Difficult decisions and social media
It can be incredibly difficult to know what decisions to make. Especially in the immediate, sometimes urgent and often highly emotional time of making medical choices. For some, treatments like chemotherapy are positive options, for others they are not. All this becomes harder with the presence of social media in our lives, as it can be easy to feel that perhaps we should take every option offered. And if we don’t, or can’t, somehow we are failing our dogs. Owners deserve empathy and kindness, whatever decisions they make.
Every situation is unique. Each case is different and every dog deserves understanding as an individual. This, I feel is all too easily lost when social media is involved. I’ve spoken with people who have doubted themselves and their decisions, sometimes following casual comments on social media. It can be heartbreaking to wrestle with that doubt. For Doma and Pixie, a decision has been reached which Doma knows is in Pixie’s best interest, putting everything that she understands about her beloved dog into the choices she has to make.

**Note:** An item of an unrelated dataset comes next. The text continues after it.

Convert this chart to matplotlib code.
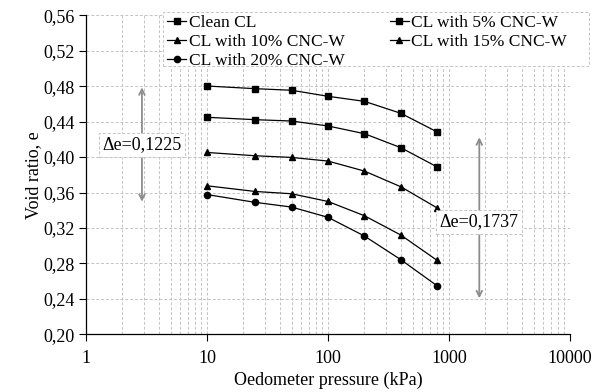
import matplotlib
matplotlib.use("Agg")
import matplotlib.pyplot as plt
from matplotlib.patches import Rectangle
from matplotlib.ticker import FixedLocator, FixedFormatter, LogLocator, NullFormatter

pressure = [10, 25, 50, 100, 200, 400, 800]
clean_cl = [0.4802, 0.4772, 0.4754, 0.4686, 0.4629, 0.4494, 0.4283]
cl_5 = [0.4449, 0.4422, 0.4407, 0.4351, 0.4264, 0.4106, 0.3888]
cl_10 = [0.4052, 0.4015, 0.3996, 0.3955, 0.3842, 0.3665, 0.3425]
cl_15 = [0.3676, 0.3612, 0.3586, 0.3499, 0.3338, 0.3120, 0.2833]
cl_20 = [0.3577, 0.3489, 0.3436, 0.3320, 0.3109, 0.2842, 0.2546]

y_ticks = [0.20, 0.24, 0.28, 0.32, 0.36, 0.40, 0.44, 0.48, 0.52, 0.56]
y_tick_labels = ["0,20", "0,24", "0,28", "0,32", "0,36", "0,40", "0,44", "0,48", "0,52", "0,56"]
x_ticks = [1, 10, 100, 1000, 10000]
x_tick_labels = ["1", "10", "100", "1000", "10000"]

delta1_label = "\u0394e=0,1225"
delta1_x = 2.9
delta1_range = (0.4787, 0.3496)
delta1_text_y = 0.414
delta2_label = "\u0394e=0,1737"
delta2_x = 1780
delta2_range = (0.4223, 0.2406)
delta2_text_y = 0.327

plt.rcParams['font.family'] = ['Liberation Serif', 'DejaVu Serif']

W, H = 593, 392
fig = plt.figure(figsize=(W/100, H/100), dpi=100)
ax = fig.add_axes([86/W, 1-334.3/H, (570-86)/W, (334.3-15.3)/H])

ax.set_xscale('log')
ax.set_xlim(1, 10000)
ax.set_ylim(0.20, 0.56)

grid_kw = dict(color='#c4c4c4', linestyle=(0, (3, 2)), linewidth=0.7)
ax.grid(True, which='major', axis='both', **grid_kw)
ax.xaxis.set_minor_locator(LogLocator(base=10, subs=range(2, 10), numticks=20))
ax.xaxis.set_minor_formatter(NullFormatter())
ax.grid(True, which='minor', axis='x', **grid_kw)
ax.set_axisbelow(True)

ms = 4.5
series = [
    (clean_cl, 's', "Clean CL", ms),
    (cl_5, 's', "CL with 5% CNC-W", ms),
    (cl_10, '^', "CL with 10% CNC-W", ms + 0.5),
    (cl_15, '^', "CL with 15% CNC-W", ms + 0.5),
    (cl_20, 'o', "CL with 20% CNC-W", ms),
]
handles = {}
for vals, mk, lab, m in series:
    h, = ax.plot(pressure, vals, color='black', linewidth=0.9, marker=mk,
                 markersize=m, label=lab, zorder=3)
    handles[lab] = h

ax.yaxis.set_major_locator(FixedLocator(y_ticks))
ax.yaxis.set_major_formatter(FixedFormatter(y_tick_labels))
ax.xaxis.set_major_locator(FixedLocator(x_ticks))
ax.xaxis.set_major_formatter(FixedFormatter(x_tick_labels))

for s in ['top', 'right']:
    ax.spines[s].set_visible(False)
for s in ['left', 'bottom']:
    ax.spines[s].set_linewidth(0.9)
ax.tick_params(axis='both', which='major', direction='out', length=5, width=0.8,
               labelsize=13, pad=3)
ax.tick_params(axis='x', which='minor', length=0)
ax.tick_params(axis='x', which='major', pad=6)

ax.set_xlabel("Oedometer pressure (kPa)", fontsize=13, labelpad=4)
ax.set_ylabel("Void ratio, e", fontsize=13, labelpad=1)

arrow_color = '#8c8c8c'
for xx, (y0, y1), lab, ty in [(delta1_x, delta1_range, delta1_label, delta1_text_y),
                              (delta2_x, delta2_range, delta2_label, delta2_text_y)]:
    ax.annotate("", xy=(xx, y0), xytext=(xx, y1),
                arrowprops=dict(arrowstyle='<->', color=arrow_color, lw=1.3,
                                mutation_scale=10, shrinkA=0, shrinkB=0), zorder=4)
    ax.text(xx, ty, lab, ha='center', va='center', fontsize=13, zorder=5,
            bbox=dict(boxstyle='square,pad=0.2', facecolor='white',
                      edgecolor='#c4c4c4', linestyle=(0, (3, 2)), linewidth=0.7))

# legend frame
frame = Rectangle((163/W, 1-65.7/H), (589-163)/W, (65.7-11.7)/H,
                  transform=fig.transFigure, facecolor='white', edgecolor='#c4c4c4',
                  linestyle=(0, (3, 2)), linewidth=0.7, zorder=5)
fig.add_artist(frame)

order = ["Clean CL", "CL with 10% CNC-W", "CL with 20% CNC-W",
         "CL with 5% CNC-W", "CL with 15% CNC-W"]
leg = fig.legend([handles[k] for k in order], order, ncol=2,
                 loc='upper left',
                 bbox_to_anchor=(167/W, 1-14.5/H),
                 fontsize=12.5, frameon=False,
                 handlelength=1.1, handletextpad=0.15, labelspacing=0.17,
                 borderpad=0.0, borderaxespad=0.0, columnspacing=2.6)
leg.set_zorder(6)

fig.savefig("out.png", dpi=100)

Publicly sharing less about the ins and outs of a dog’s medical situation, can make treatment decisions easier, or at least less complicated and emotionally confusing. Uninvited – or even invited – advice and opinions can sow doubt, confuse, or frankly, be unhelpful. Nobody knows their dog’s medical situation better than an owner and their vet. It is always better in my view to make decisions privately, with guidance from the professionals involved. And, it is always ok to question, respectfully, the professionals, to get to the right decision for our dogs.